Relative performance of body fitted and fictitious domain simulations of flow through fixed packed beds of spheres

Abstract

The relative performance of two numerical approaches involving body conforming and non-conforming grids for simulating porescale flow in complex configurations of fixed packed beds of spheres at moderate pore Reynolds numbers (12⩽Re⩽600) is examined. In the first approach, an unstructured solver is used with tetrahedral meshes which conform to the boundaries of the porespace. In the second approach, a fictitious domain formulation is used which employs non-body conforming Cartesian grids and enforces the no-slip conditions on the pore boundaries implicitly through a rigidity constraint force.
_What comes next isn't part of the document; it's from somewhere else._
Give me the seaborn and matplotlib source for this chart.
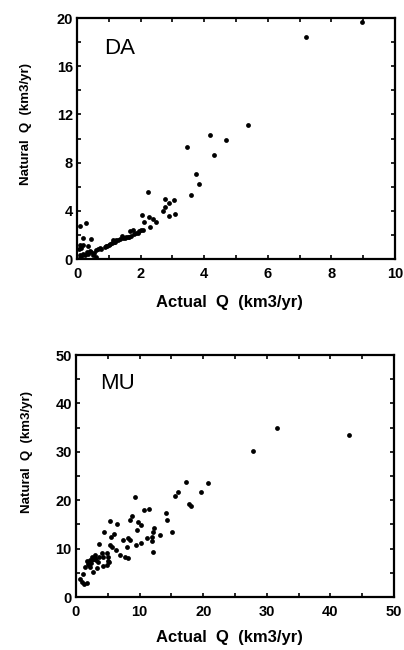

Sphere to sphere contact points, where the fluid gap between solid boundaries becomes infinitesimal, are not resolved by either approach, but this is shown to have a negligible effect on the local flow field at the Reynolds numbers considered. Detailed grid convergence studies of both steady and unsteady flow through simple cubic packings indicate that for a fixed level of uncertainty, significantly lower grid densities may be used with the fictitious domain approach which also does not require complex grid generation techniques. This translates into large savings for simulation of flow through realistic packed beds, which is shown by both analytic estimates and actual CPU timings. The applicability of the fictitious domain approach is demonstrated by simulating unsteady flow through a randomly packed bed of 51 spheres at a pore Reynolds number of 600. The results are used to examine the dominance of helical vortices in the porescale flow field.